*** Data excerpt ***
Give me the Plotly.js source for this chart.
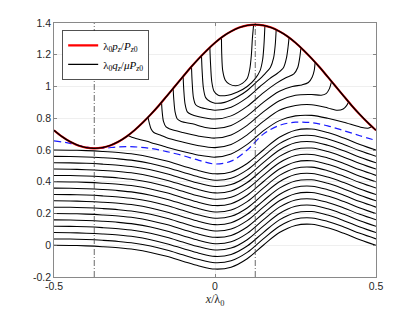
<!DOCTYPE html>
<html>
<head>
<meta charset="utf-8">
<script src="https://cdn.plot.ly/plotly-3.0.1.min.js"></script>
<style>html,body{margin:0;padding:0;background:#fff;}#chart{width:415px;height:312px;}</style>
</head>
<body>
<div id="chart"></div>
<script>
// x grid for full curves
const xGrid = [-0.5,-0.45,-0.4,-0.35,-0.3,-0.25,-0.2,-0.15,-0.1,-0.05,0,0.05,0.1,0.15,0.2,0.25,0.3,0.35,0.4,0.45,0.5];

// envelope lambda0 pz / Pz0 (red), read at 0.025 steps
const xEnv = [-0.5,-0.475,-0.45,-0.425,-0.4,-0.375,-0.35,-0.325,-0.3,-0.275,-0.25,-0.225,-0.2,-0.175,-0.15,-0.125,-0.1,-0.075,-0.05,-0.025,0,0.025,0.05,0.075,0.1,0.125,0.15,0.175,0.2,0.225,0.25,0.275,0.3,0.325,0.35,0.375,0.4,0.425,0.45,0.475,0.5];
const pz = [0.724,0.684,0.652,0.629,0.615,0.61,0.615,0.629,0.652,0.684,0.724,0.771,0.823,0.879,0.939,1.0,1.061,1.121,1.177,1.229,1.276,1.316,1.347,1.371,1.385,1.39,1.385,1.371,1.347,1.316,1.276,1.229,1.177,1.121,1.061,1.0,0.939,0.879,0.823,0.771,0.724];

// blue dashed curve
const qBlue = [0.658,0.642,0.618,0.611,0.62,0.62,0.61,0.59,0.565,0.535,0.512,0.53,0.6,0.7,0.755,0.775,0.772,0.752,0.722,0.69,0.66];

// lower (complete) black curves
const q00 = [0,-0.001,-0.004,-0.009,-0.016,-0.027,-0.045,-0.07,-0.1,-0.13,-0.15,-0.138,-0.085,0,0.08,0.125,0.132,0.11,0.075,0.035,0];
const q04 = [0.04,0.039,0.036,0.031,0.024,0.013,-0.005,-0.03,-0.06,-0.09,-0.11,-0.098,-0.045,0.04,0.12,0.165,0.172,0.15,0.115,0.075,0.04];
const q08 = [0.08,0.079,0.076,0.071,0.064,0.053,0.035,0.01,-0.02,-0.05,-0.07,-0.058,-0.005,0.08,0.16,0.205,0.212,0.19,0.155,0.115,0.08];
const q12 = [0.12,0.119,0.116,0.111,0.104,0.093,0.075,0.05,0.02,-0.01,-0.03,-0.018,0.035,0.12,0.2,0.245,0.252,0.23,0.195,0.155,0.12];
const q16 = [0.16,0.159,0.156,0.151,0.144,0.133,0.115,0.09,0.06,0.03,0.01,0.022,0.075,0.16,0.24,0.285,0.292,0.27,0.235,0.195,0.16];
const q20 = [0.2,0.199,0.196,0.191,0.184,0.173,0.155,0.13,0.1,0.07,0.05,0.062,0.115,0.2,0.28,0.325,0.332,0.31,0.275,0.235,0.2];
const q24 = [0.24,0.239,0.236,0.231,0.224,0.213,0.195,0.17,0.14,0.11,0.09,0.102,0.155,0.24,0.32,0.365,0.372,0.35,0.315,0.275,0.24];
const q28 = [0.28,0.279,0.276,0.271,0.264,0.253,0.235,0.21,0.18,0.15,0.13,0.142,0.195,0.28,0.36,0.405,0.412,0.39,0.355,0.315,0.28];
const q32 = [0.32,0.319,0.316,0.311,0.304,0.293,0.275,0.25,0.22,0.19,0.17,0.182,0.235,0.32,0.4,0.445,0.452,0.43,0.395,0.355,0.32];
const q36 = [0.36,0.359,0.356,0.351,0.344,0.333,0.315,0.29,0.26,0.23,0.21,0.222,0.275,0.36,0.44,0.485,0.492,0.47,0.435,0.395,0.36];
const q40 = [0.4,0.399,0.396,0.391,0.384,0.373,0.355,0.33,0.3,0.27,0.25,0.262,0.315,0.4,0.48,0.525,0.532,0.51,0.475,0.435,0.4];
const q44 = [0.44,0.439,0.436,0.431,0.424,0.413,0.395,0.37,0.34,0.31,0.29,0.302,0.355,0.44,0.52,0.565,0.572,0.55,0.515,0.475,0.44];
const q48 = [0.48,0.479,0.476,0.471,0.464,0.453,0.435,0.41,0.38,0.35,0.33,0.342,0.395,0.48,0.56,0.605,0.612,0.59,0.555,0.515,0.48];
const q52 = [0.52,0.519,0.516,0.511,0.504,0.493,0.475,0.45,0.42,0.39,0.37,0.382,0.435,0.52,0.6,0.645,0.652,0.63,0.595,0.555,0.52];
const q56 = [0.56,0.559,0.556,0.551,0.544,0.533,0.515,0.49,0.46,0.43,0.41,0.422,0.475,0.56,0.64,0.685,0.692,0.67,0.635,0.595,0.56];
const q60 = [0.6,0.599,0.596,0.591,0.584,0.573,0.555,0.53,0.5,0.47,0.45,0.462,0.515,0.6,0.68,0.725,0.732,0.71,0.675,0.635,0.6];
const lowerCurves = [q00,q04,q08,q12,q16,q20,q24,q28,q32,q36,q40,q44,q48,q52,q56,q60];

// upper curves that leave and rejoin the envelope
const u1x = [-0.27,-0.25,-0.2,-0.15,-0.1,-0.05,0,0.05,0.1,0.15,0.2,0.25,0.3,0.35,0.4,0.45,0.475,0.487];
const u1y = [0.692,0.675,0.648,0.617,0.59,0.567,0.555,0.575,0.635,0.72,0.785,0.815,0.818,0.8,0.775,0.745,0.737,0.748];
const u2x = [-0.208,-0.204,-0.198,-0.19,-0.17,-0.15,-0.1,-0.05,0,0.05,0.1,0.15,0.2,0.25,0.3,0.35,0.38,0.398,0.408,0.415];
const u2y = [0.806,0.77,0.73,0.71,0.695,0.677,0.65,0.627,0.615,0.635,0.695,0.78,0.85,0.88,0.885,0.865,0.85,0.858,0.878,0.903];
const u3x = [-0.166,-0.164,-0.16,-0.152,-0.14,-0.1,-0.05,0,0.05,0.1,0.15,0.2,0.25,0.3,0.33,0.345,0.355,0.362];
const u3y = [0.9,0.84,0.78,0.745,0.732,0.71,0.687,0.675,0.695,0.755,0.84,0.91,0.945,0.95,0.945,0.955,0.985,1.032];
const u4x = [-0.13,-0.128,-0.124,-0.117,-0.105,-0.07,-0.03,0,0.05,0.1,0.15,0.2,0.24,0.27,0.29,0.302,0.308,0.311];
const u4y = [0.988,0.92,0.84,0.795,0.78,0.765,0.742,0.735,0.755,0.815,0.9,0.97,1.0,1.01,1.025,1.06,1.1,1.152];
const u5x = [-0.099,-0.097,-0.093,-0.086,-0.075,-0.05,0,0.05,0.1,0.15,0.19,0.22,0.245,0.257,0.263,0.267];
const u5y = [1.064,0.98,0.89,0.84,0.825,0.81,0.795,0.815,0.875,0.96,1.02,1.055,1.08,1.12,1.18,1.245];
const u6x = [-0.073,-0.071,-0.067,-0.06,-0.045,-0.02,0,0.05,0.1,0.14,0.17,0.195,0.213,0.222,0.227,0.23];
const u6y = [1.125,1.03,0.93,0.885,0.868,0.857,0.85,0.87,0.93,1.0,1.05,1.085,1.12,1.18,1.25,1.308];
const u7x = [-0.042,-0.04,-0.036,-0.029,-0.015,0,0.03,0.07,0.1,0.13,0.155,0.172,0.182,0.187,0.19];
const u7y = [1.194,1.1,0.99,0.93,0.905,0.895,0.9,0.935,0.975,1.03,1.08,1.12,1.18,1.26,1.358];
const u8x = [-0.016,-0.014,-0.01,-0.003,0.01,0.04,0.07,0.1,0.125,0.14,0.148,0.152,0.155];
const u8y = [1.246,1.15,1.03,0.97,0.945,0.945,0.965,1.0,1.05,1.1,1.17,1.26,1.383];
const u9x = [0.02,0.021,0.024,0.032,0.045,0.065,0.085,0.1,0.108,0.113,0.116,0.12];
const u9y = [1.308,1.2,1.1,1.04,1.015,1.005,1.02,1.05,1.11,1.2,1.3,1.39];
const upperCurves = [[u1x,u1y],[u2x,u2y],[u3x,u3y],[u4x,u4y],[u5x,u5y],[u6x,u6y],[u7x,u7y],[u8x,u8y],[u9x,u9y]];

// reference vertical lines
const xMarks = [-0.375, 0.125];

const xTicks = [-0.5, 0, 0.5];
const xTickLabels = ['-0.5', '0', '0.5'];
const yTicks = [-0.2, 0, 0.2, 0.4, 0.6, 0.8, 1, 1.2, 1.4];
const yTickLabels = ['-0.2', '0', '0.2', '0.4', '0.6', '0.8', '1', '1.2', '1.4'];

const traces = [];
lowerCurves.forEach(q => traces.push({
  x: xGrid, y: q, mode: 'lines', showlegend: false, hoverinfo: 'skip',
  line: {color: '#000', width: 1.05, shape: 'spline', smoothing: 1}
}));
upperCurves.forEach(c => traces.push({
  x: c[0], y: c[1], mode: 'lines', showlegend: false, hoverinfo: 'skip',
  line: {color: '#000', width: 1.05, shape: 'spline', smoothing: 0.8}
}));
traces.push({
  x: xGrid, y: qBlue, mode: 'lines', showlegend: false, hoverinfo: 'skip',
  line: {color: '#1a1aff', width: 1.2, dash: '7px,4px', shape: 'spline', smoothing: 1}
});
xMarks.forEach(xm => traces.push({
  x: [xm, xm], y: [yTicks[0], yTicks[yTicks.length - 1]], mode: 'lines', showlegend: false, hoverinfo: 'skip',
  line: {color: '#444', width: 0.8, dash: '6px,2px,1px,2px'}
}));
traces.push({
  x: xEnv, y: pz, mode: 'lines', name: 'λ<sub>0</sub><i>p<sub>z</sub></i>/<i>P</i><sub><i>z</i>0</sub>',
  legendrank: 1, hoverinfo: 'skip',
  line: {color: '#ff0000', width: 2.1, shape: 'spline', smoothing: 1}
});
traces.push({
  x: xEnv, y: pz, mode: 'lines', name: 'λ<sub>0</sub><i>q<sub>z</sub></i>/<i>μP</i><sub><i>z</i>0</sub>',
  legendrank: 2, hoverinfo: 'skip',
  line: {color: '#000', width: 1.4, shape: 'spline', smoothing: 1}
});

const axisCommon = {
  showline: true, mirror: 'ticks', linecolor: '#6b6b6b', linewidth: 0.8,
  ticks: 'inside', ticklen: 3, tickcolor: '#6b6b6b', tickwidth: 0.8,
  showgrid: true, gridcolor: '#ebebeb', gridwidth: 0.8, zeroline: false,
  tickfont: {family: 'Liberation Sans, Arial, sans-serif', size: 10.5, color: '#262626'},
  tickmode: 'array'
};

const layout = {
  width: 415, height: 312,
  margin: {l: 54, r: 39, t: 23, b: 35, pad: 0},
  paper_bgcolor: '#fff', plot_bgcolor: '#fff',
  xaxis: Object.assign({}, axisCommon, {
    range: [-0.5, 0.5], tickvals: xTicks, ticktext: xTickLabels,
    title: {text: '<i>x</i>/λ<sub>0</sub>', standoff: 2,
      font: {family: 'Liberation Serif, DejaVu Serif, serif', size: 12, color: '#262626'}}
  }),
  yaxis: Object.assign({}, axisCommon, {
    range: [-0.2, 1.4], tickvals: yTicks, ticktext: yTickLabels
  }),
  legend: {
    x: 0.026, y: 0.972, xanchor: 'left', yanchor: 'top',
    bgcolor: '#fff', bordercolor: '#262626', borderwidth: 0.8,
    font: {family: 'Liberation Serif, DejaVu Serif, serif', size: 11, color: '#000'},
    itemwidth: 30, tracegroupgap: 0
  },
  showlegend: true
};

Plotly.newPlot('chart', traces, layout, {displayModeBar: false, staticPlot: true});
</script>
</body>
</html>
***
Search the preceding listing for "chart" and extract every line where it is found.

### Solution:
Give me the Plotly.js source for this chart.
<style>html,body{margin:0;padding:0;background:#fff;}#chart{width:415px;height:312px;}</style>
<div id="chart"></div>
Plotly.newPlot('chart', traces, layout, {displayModeBar: false, staticPlot: true});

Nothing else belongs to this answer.